Like many of you, I am no stranger to the fact that pain, change, and loss, despite being part of life and God’s plan, can be hard as hell sometimes. Recognizing how far we have to go individually, and how much work we need to do as a loving, empathetic, selfless society, can feel overwhelming. And even the most eager to attain growth and progression…those ready to advocate for themselves and others…can sometimes feel as if they are standing still.

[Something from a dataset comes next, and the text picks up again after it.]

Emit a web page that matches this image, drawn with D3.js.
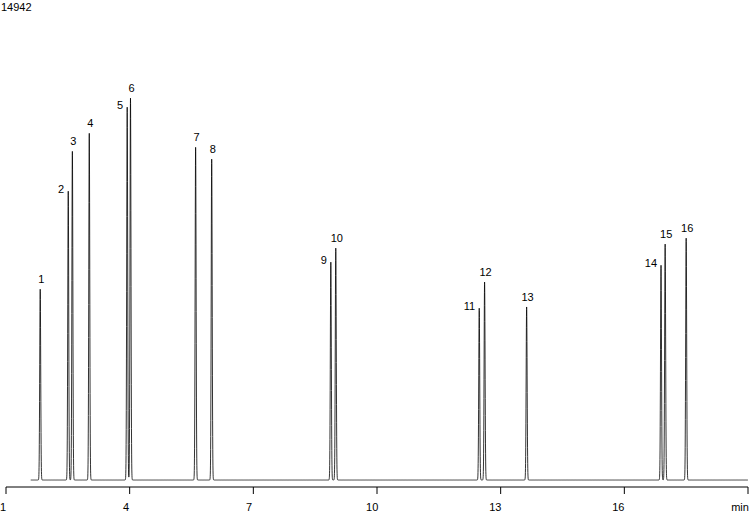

Those bittersweet moments of taking stock require a tremendous amount of grace and love, not to mention an insane dose of patience (often in short supply). I have always clung to the notion that most things happen for a reason, according to a plan for which, ironically, none of us has the blueprints. That said, I think we can all agree that sometimes things happen that are so difficult, painful, unexpected, seemingly senseless, that it’s hard to imagine there could ever be a reason that could do it justice. Is there always a lesson in death, war, violence, and loss? However, I suppose these are occupational hazards of operating in a world with free will…which admittedly feels like a fancier version of “it is what it is.” Yet it is also that same free will that allows us to make choices that hopefully, if we choose wisely, allow us to live in authenticity and love.
So for this next year the best gift I can give myself is for my actions and inactions to continue to reflect and foster the life I am building for myself and my children, and I pray for grace and love throughout this next trip around the sun. May God grant that the less palatable, painful moments be tempered with an abundance of sweetness and some beautiful views of the sun.